My youngest is going through the “my parents suck” phase so he’s not as vocal, but I can still sneak in big hug while he watches his phone over my shoulder, or a kiss goodnight as he moves his playstation headphones off one ear. He is also playing guitar and I sometimes hear my favourite foo fighters riffs resonating through his often closed door. He is learning ‘Come Alive” I hear because of me.
One thing (I think) I am proud of is both are still very honest with us, so honest I sometimes squirm! I am hearing about all their exploits and new “interests” if you know what I mean. Our dinners out have become hilarious and known for Mum asking questions she shouldn’t and finding out more than what she bargained for.
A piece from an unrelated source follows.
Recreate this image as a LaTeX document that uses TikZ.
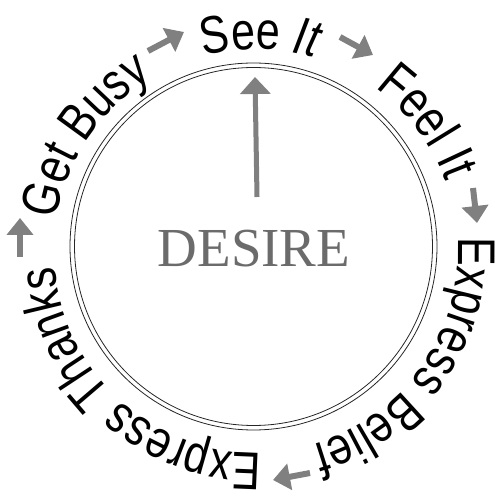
\documentclass[tikz,border=0pt]{standalone}
\usepackage{fontspec}
\setmainfont{Liberation Sans}[FakeStretch=0.81]
\newfontfamily\desirefont{Liberation Serif}
\usetikzlibrary{decorations.text,arrows.meta}
\definecolor{arrowgray}{HTML}{808080}
\definecolor{desiregray}{HTML}{6B6B6B}
\newcommand\lblfont{\fontsize{53}{60}\selectfont}
\tikzset{
 ring/.style={draw=black!85, line width=0.8pt},
 cyclearrow/.style={draw=arrowgray, line width=6pt, -{Triangle[width=26pt,length=17pt]}},
 mainarrow/.style={draw=arrowgray, line width=5pt, -{Triangle[width=30pt,length=17pt]}},
 labelarc/.style={decorate, decoration={text along path, text align=center, text={#1}}},
}
\begin{document}
\begin{tikzpicture}[x=1pt,y=1pt]
\useasboundingbox (0,0) rectangle (499,500);
\coordinate (C) at (253.5,253.5);
\coordinate (T) at (256,249);
\draw[ring] (C) circle[radius=183.5];
\draw[ring] (C) circle[radius=179];
% labels around the ring
\path[labelarc={|\lblfont|See |\lblfont\itshape|It}] ([shift={(149:202)}]T) arc[start angle=149, end angle=29, radius=202];
\path[labelarc={|\lblfont|Feel It}] ([shift={(97:202)}]T) arc[start angle=97, end angle=-23, radius=202];
\path[labelarc={|\lblfont|Express Belief}] ([shift={(35:202)}]T) arc[start angle=35, end angle=-105, radius=202];
\path[labelarc={|\lblfont|Express Thanks}] ([shift={(-62:202)}]T) arc[start angle=-62, end angle=-202, radius=202];
\path[labelarc={|\lblfont|Get Busy}] ([shift={(206:202)}]T) arc[start angle=206, end angle=86, radius=202];
% cycle arrows
\coordinate (a1s) at (148,449); \coordinate (a1e) at (184,468);
\coordinate (a2s) at (340,463); \coordinate (a2e) at (373,445);
\coordinate (a3s) at (473,312); \coordinate (a3e) at (477,277);
\coordinate (a4s) at (310,27);  \coordinate (a4e) at (273,20);
\coordinate (a5s) at (20,243);  \coordinate (a5e) at (20,282);
\draw[cyclearrow] (a1s) -- (a1e);
\draw[cyclearrow] (a2s) -- (a2e);
\draw[cyclearrow] (a3s) -- (a3e);
\draw[cyclearrow] (a4s) -- (a4e);
\draw[cyclearrow] (a5s) -- (a5e);
% centre
\node[font=\desirefont\fontsize{55}{60}\selectfont, text=desiregray, anchor=base, inner sep=0pt] (desire) at (254,233) {DESIRE};
\coordinate (ms) at (257,303);
\coordinate (mt) at (255,423);
\draw[mainarrow] (ms) -- (mt);
\end{tikzpicture}
\end{document}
It often ends in hushed voices and everyone laughing either from embarrassment or bewilderment, but these nights are so precious right now and the best fun.
It is a new phase and they are definitely feeling a lot less like my boys, but while I miss their innocence and naivety, I can’t help but watch on with wonder as they form into adults, with their own opinions and ways that are wholly separate from Mum and Dad. I know there will be another phase soon and this one will be gone as quickly as the last. Luckily I can bottle some of this pure joy here, so I don’t forget who they were and are becoming.
As is the case with every parent, we’ve not been perfect, but all I can hope for is that we’ve done enough to set them up for a long life of learning and love.